■ **Collected data**
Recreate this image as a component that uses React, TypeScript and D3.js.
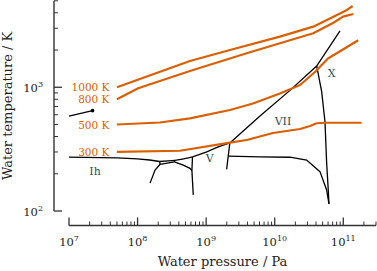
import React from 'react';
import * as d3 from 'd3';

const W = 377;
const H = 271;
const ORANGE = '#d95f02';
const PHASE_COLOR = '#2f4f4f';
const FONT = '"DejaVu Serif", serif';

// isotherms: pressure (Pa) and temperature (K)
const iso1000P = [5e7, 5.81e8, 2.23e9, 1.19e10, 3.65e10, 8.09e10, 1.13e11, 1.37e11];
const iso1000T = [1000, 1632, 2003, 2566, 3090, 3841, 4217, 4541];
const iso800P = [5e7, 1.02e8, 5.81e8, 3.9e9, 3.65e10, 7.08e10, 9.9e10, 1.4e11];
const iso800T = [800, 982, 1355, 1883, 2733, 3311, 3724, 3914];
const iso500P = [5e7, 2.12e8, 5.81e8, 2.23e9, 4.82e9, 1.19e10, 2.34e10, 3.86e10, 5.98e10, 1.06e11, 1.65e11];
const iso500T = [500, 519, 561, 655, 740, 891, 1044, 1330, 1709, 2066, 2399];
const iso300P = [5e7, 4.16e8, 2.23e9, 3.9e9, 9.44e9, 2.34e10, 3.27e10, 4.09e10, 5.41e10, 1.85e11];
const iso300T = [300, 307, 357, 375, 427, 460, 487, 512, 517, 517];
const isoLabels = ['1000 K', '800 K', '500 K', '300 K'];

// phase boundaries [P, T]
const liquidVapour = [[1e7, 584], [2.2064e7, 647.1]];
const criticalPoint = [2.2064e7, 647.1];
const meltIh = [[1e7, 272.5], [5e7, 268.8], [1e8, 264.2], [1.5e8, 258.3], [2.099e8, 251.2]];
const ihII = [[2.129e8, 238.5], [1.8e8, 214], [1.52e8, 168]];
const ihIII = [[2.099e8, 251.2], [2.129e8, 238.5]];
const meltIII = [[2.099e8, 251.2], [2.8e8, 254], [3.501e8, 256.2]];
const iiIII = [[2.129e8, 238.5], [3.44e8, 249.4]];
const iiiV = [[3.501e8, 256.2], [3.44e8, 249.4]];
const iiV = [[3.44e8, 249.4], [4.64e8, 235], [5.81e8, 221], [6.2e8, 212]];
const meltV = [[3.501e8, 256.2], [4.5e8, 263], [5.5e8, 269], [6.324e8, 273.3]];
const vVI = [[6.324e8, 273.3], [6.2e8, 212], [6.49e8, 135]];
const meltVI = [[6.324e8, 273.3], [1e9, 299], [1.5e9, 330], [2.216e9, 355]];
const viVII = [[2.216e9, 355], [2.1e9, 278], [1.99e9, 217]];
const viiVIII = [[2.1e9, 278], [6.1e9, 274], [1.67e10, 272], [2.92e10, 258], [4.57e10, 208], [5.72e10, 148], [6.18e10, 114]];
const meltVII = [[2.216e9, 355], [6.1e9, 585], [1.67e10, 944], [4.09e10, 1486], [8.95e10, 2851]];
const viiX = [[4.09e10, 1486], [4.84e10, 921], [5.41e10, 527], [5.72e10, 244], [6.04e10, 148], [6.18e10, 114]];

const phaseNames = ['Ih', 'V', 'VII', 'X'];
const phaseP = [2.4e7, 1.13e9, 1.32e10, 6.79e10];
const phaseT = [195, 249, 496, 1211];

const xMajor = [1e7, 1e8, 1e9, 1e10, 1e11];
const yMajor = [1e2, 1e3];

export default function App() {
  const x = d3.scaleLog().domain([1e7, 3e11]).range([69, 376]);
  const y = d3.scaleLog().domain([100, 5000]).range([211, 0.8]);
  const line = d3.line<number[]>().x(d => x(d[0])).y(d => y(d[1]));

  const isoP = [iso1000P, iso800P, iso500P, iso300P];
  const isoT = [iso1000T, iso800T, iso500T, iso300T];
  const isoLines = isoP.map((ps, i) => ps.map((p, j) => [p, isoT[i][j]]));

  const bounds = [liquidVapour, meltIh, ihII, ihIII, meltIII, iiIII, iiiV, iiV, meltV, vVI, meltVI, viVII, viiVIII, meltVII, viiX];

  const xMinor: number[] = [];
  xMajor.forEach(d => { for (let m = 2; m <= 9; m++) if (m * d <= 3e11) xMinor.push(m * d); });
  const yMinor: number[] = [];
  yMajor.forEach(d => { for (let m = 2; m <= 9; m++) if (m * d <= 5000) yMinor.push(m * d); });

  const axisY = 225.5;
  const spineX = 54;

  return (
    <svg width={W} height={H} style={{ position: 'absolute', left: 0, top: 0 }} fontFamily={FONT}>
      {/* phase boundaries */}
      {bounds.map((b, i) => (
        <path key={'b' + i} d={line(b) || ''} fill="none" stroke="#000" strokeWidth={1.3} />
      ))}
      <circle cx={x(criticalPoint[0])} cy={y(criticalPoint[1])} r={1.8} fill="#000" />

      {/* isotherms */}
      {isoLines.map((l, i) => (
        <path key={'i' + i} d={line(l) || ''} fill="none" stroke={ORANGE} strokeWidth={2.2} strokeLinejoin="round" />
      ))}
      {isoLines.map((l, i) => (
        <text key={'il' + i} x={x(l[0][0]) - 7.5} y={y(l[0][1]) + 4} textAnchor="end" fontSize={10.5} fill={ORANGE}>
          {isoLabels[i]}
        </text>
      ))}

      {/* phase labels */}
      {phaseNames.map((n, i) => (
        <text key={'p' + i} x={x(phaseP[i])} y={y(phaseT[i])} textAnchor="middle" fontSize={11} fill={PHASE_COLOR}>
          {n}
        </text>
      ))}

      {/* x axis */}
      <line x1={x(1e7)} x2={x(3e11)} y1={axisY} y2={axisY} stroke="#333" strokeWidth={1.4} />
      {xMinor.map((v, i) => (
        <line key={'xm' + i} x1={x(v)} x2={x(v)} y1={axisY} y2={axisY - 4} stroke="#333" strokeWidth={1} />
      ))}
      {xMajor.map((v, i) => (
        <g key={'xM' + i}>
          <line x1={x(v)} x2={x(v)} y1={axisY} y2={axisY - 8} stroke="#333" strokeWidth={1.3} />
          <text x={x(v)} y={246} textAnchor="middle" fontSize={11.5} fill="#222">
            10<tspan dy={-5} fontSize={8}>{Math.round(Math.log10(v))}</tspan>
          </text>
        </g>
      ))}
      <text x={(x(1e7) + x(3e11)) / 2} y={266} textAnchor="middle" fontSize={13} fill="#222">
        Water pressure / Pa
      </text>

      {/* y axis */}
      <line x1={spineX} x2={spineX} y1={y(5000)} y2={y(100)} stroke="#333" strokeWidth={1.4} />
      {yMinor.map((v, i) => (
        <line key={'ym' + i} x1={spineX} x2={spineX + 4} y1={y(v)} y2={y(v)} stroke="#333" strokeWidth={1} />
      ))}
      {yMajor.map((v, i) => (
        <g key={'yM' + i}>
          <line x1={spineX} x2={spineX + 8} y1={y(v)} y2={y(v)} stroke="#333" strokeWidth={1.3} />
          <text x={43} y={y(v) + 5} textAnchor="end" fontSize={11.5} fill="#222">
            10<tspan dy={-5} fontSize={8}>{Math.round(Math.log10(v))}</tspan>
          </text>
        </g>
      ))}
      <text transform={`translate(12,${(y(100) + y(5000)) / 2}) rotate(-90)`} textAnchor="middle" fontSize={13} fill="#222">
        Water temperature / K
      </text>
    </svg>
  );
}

■ **Your instructions**
Pick out each line above that includes "React" and show it.

■ **Solution for this problem**
Recreate this image as a component that uses React, TypeScript and D3.js.
import React from 'react';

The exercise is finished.